De la première à la neuvième année, nous, enfants de langue française, en partagions les locaux avec nos copains de langue anglaise des paroisses Saint-Raphaël et Saint-Michael qui, elles, desservaient les catholiques de la municipalité. Les Frères de Saint-Gabriel enseignaient aux uns comme aux autres. À côté, sur l’avenue Outremont, à l’Académie Sainte-Madeleine, les Sœurs de Sainte-Croix instruisaient les filles de ces trois paroisses, elles aussi dans leur langue maternelle. Les deux écoles étaient séparées par un mur mitoyen, leurs cours de récréation par une haute clôture. Comme nous mangions tous chez nous, il nous fallait nous rendre en classe à pied deux fois par jour, le matin et l’après-midi, certains pouvant venir d’aussi loin que de l’angle des avenues North (aujourd’hui, du Manoir) au nord et Dunlop à l’ouest, à la limite du territoire de la paroisse.
Alors catholique lui aussi, le Collège Stanislas occupait l’édifice au 831 Rockland acheté de la compagnie de téléphone Bell. Devenue bloc de copropriétés, la bâtisse est toujours là, au nord d’un autre bloc de copropriétés là où se trouvait, à l’époque, une station d’essence Sunoco. Petit frère de l’institution parisienne du même nom, Stanislas de Montréal accueillait alors peut-être deux cents garçons d’Outremont, de divers quartiers de Montréal et des banlieues. Les fusions ne viendraient qu’environ soixante ans plus tard. Au début de l’année scolaire, les élèves et les professeurs de « Stan » assistaient à une messe du Saint-Esprit à l’église Sainte-Madeleine ; plus tard, la cérémonie se déroulerait dans la grande chapelle du nouvel édifice au 780, boulevard Dollard, où le collège emménagerait en 1942.

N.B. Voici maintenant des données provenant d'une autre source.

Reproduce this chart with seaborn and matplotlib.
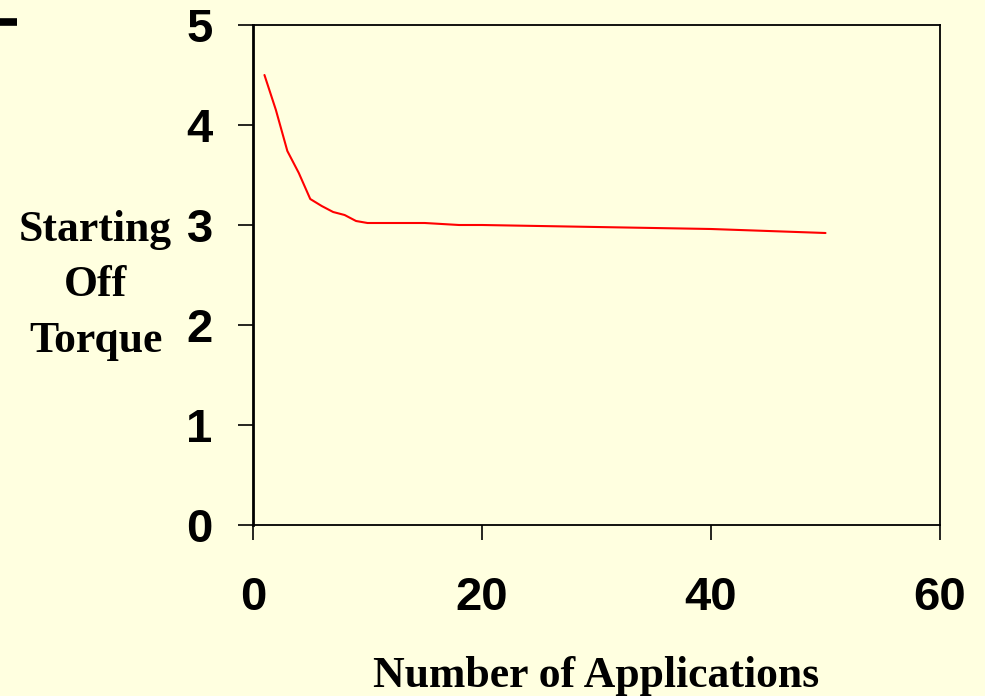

À cette époque, peu de familles disposaient de voitures automobiles. Cependant, tout étant à distance de marche, nous ne nous en portions pas plus mal : la lutte à l’obésité ne figurait pas parmi nos soucis ! Pour l’alimentation générale, il nous suffisait de nous rendre sur l’avenue Bernard chez Steinberg, repris par Les 5 Saisons, ou au A&P, presque en face dans un immense local à l’angle nord-ouest de l’avenue de l’Épée. De l’autre côté de cette rue, le bureau de poste du quartier occupait l’édifice où loge aujourd’hui la Caisse Populaire. Toujours sur Bernard, tout près de l’avenue Outremont et à côté de la Banque Canadienne Nationale (maintenant Banque Nationale du Canada), la boucherie Cameron offrait des coupes si tendres et des abats si succulents que, même après avoir quitté le quartier, les familles mieux fortunées continuaient d’y commander leurs viandes. À quelques pas, en direction de Champagneur, nous pouvions nous approvisionner en fruits et légumes chez Les Frères Young, aujourd’hui rendus sur Van Horne. Entre ces deux établissements, il y avait un magasin de variétés, Pinsonnault, et l’inoubliable, inénarrable « JH Larose, Quincailler Hardware », où, à chaque coup, le propriétaire épatait le client en repérant, dans le temps de le dire, le produit demandé au fond d’un fouillis indescriptible. Ces quelques noms n’épuisent évidemment pas la liste des commerces du quartier mais, pour moi, ils se détachent du peloton. Les plus jeunes trouveront peut-être cela incroyable mais, pour un sou chez Pinsonnault, je pouvais m’offrir un bâton fort ; un « cigare », une « pipe » ou une « chique » en réglisse ; deux « lunes de miel » ; deux palettes de gomme ; ou je ne sais quoi encore.
À l’année longue, tous les jours sauf le dimanche, à Outremont comme ailleurs, des charrettes tirées par des chevaux livraient à domicile le lait et le pain. Pendant l’été, elles livraient de la glace pour conserver la nourriture périssable. Encore rares, les réfrigérateurs coûtaient cher. À la saison chaude, donc, pour 25¢ un marchand itinérant en déposait un immense bloc dans le garde-manger intégré à un mur extérieur ou dans une glacière intérieure de la taille d’un frigo. L’hiver, on chauffait au charbon que, de son camion motorisé, un autre marchand itinérant déchargeait dans une soute. De là, il fallait le pelleter dans la fournaise pour remplacer celui qui était disparu par combustion en prenant soin, au coucher, de voir à ce qu’il y en ait suffisamment pour se rendre au lendemain matin.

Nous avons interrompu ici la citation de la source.